Thursday, 27 November 2014

No proof of safety or killing of Indians kidnapped in Iraq: Sushma Swaraj

NEW DELHI: External affairs minister Sushma Swaraj said on Friday that the government has no concrete proof of either the safety or killing of the 39 Indians kidnapped in Iraq in June.

Making a statement in the Rajya Sabha on Indians abducted in Iraq, Sushma Swaraj said: "We have information from six different sources that the 39 Indians kidnapped in Iraq in June have not been killed."


"It is my responsibility to continue with the search on the basis of statements of these 6 sources," Swaraj added.


Concerns about the safety of 39 Indians kidnapped in Iraq in June heightened on Thursday after a news channel claimed that only one of them was still alive.


The channel sourced its story to two Bangladeshis who claimed to have spoken to the only survivor Indian, Harjeet. Government sources were quick to dismiss the claims saying their current information did not corroborate the claim.


The channel said that 39 out of 40 Indian workers who went missing in Iraq in June may have been killed by Islamic State militants. The claim was based on interview of two Bangladeshi workers whom the channel spoke to in Kurdistan's capital Erbil.


The two Bangladeshis, identified as Shafi and Hassan, claimed that an Indian worker Harjeet, who miraculously escaped from the clutches of the militants, told them that he witnessed the killings of all his Indian co-workers. Shafi said they were travelling to Mosul from Baghdad and were kidnapped by ISIS militants on the way. There were 51 Bangladeshis and 40 Indian workers in the kidnapped group.


Harjeet told Shafi that on June 15, ISIS militants had taken all 40 Indians along with him to a hilly terrain where all of them were shot. Harjeet too suffered two bullet injuries but acted as if he was dead. The Indians are believed to have been kidnapped on June 10.


Harjeet has been interviewed in the past by Indian agencies, who believe that his claims do not add up.

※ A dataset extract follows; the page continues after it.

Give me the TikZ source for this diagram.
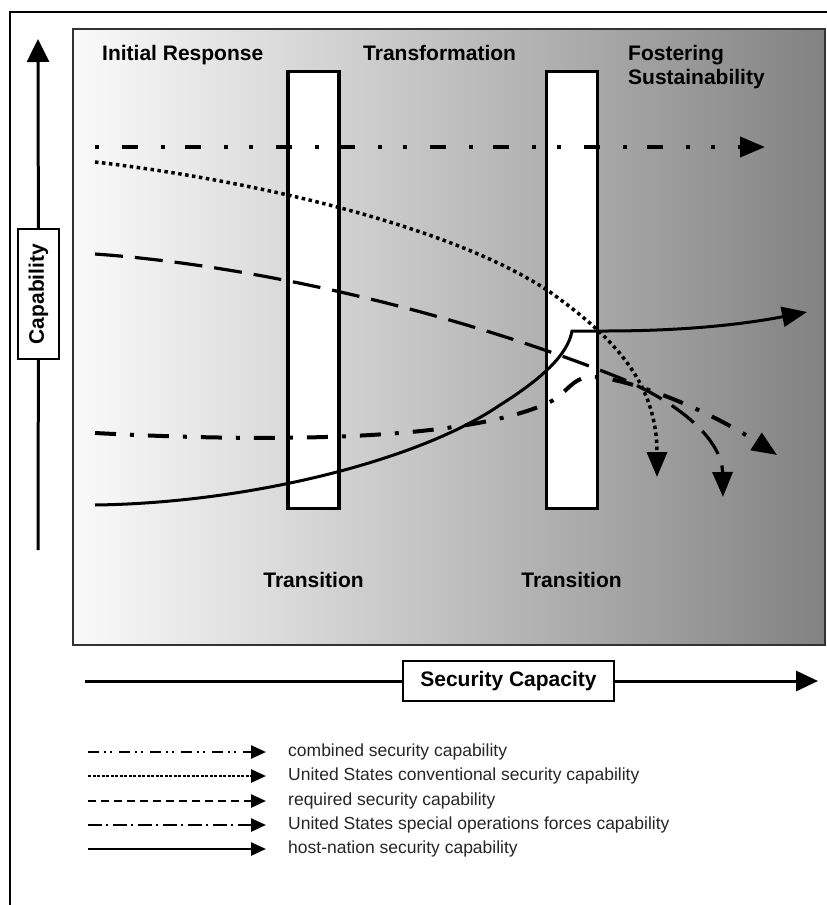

(A file photo of ISIS figherts.)


A senior intelligence official said they had no information about any change in the status of the captives. "It is possible that they have been moved elsewhere. ISIS is a country now, and they could easily move the labourers to other locations," he said. The official said their information about the safety of the captives was just a few days old.


The government has been keeping a close watch on the situation unfolding in Iraq and Syria, especially on the safety of Indians in the region. Last week, government sent two senior external affairs ministry officials to Erbil. Sanjay Rana, deputy envoy in Maldives, and Abu Mathen George, second secretary in Cairo, were sent to Erbil to strengthen the staff presence in the Indian camp in the Iraqi city.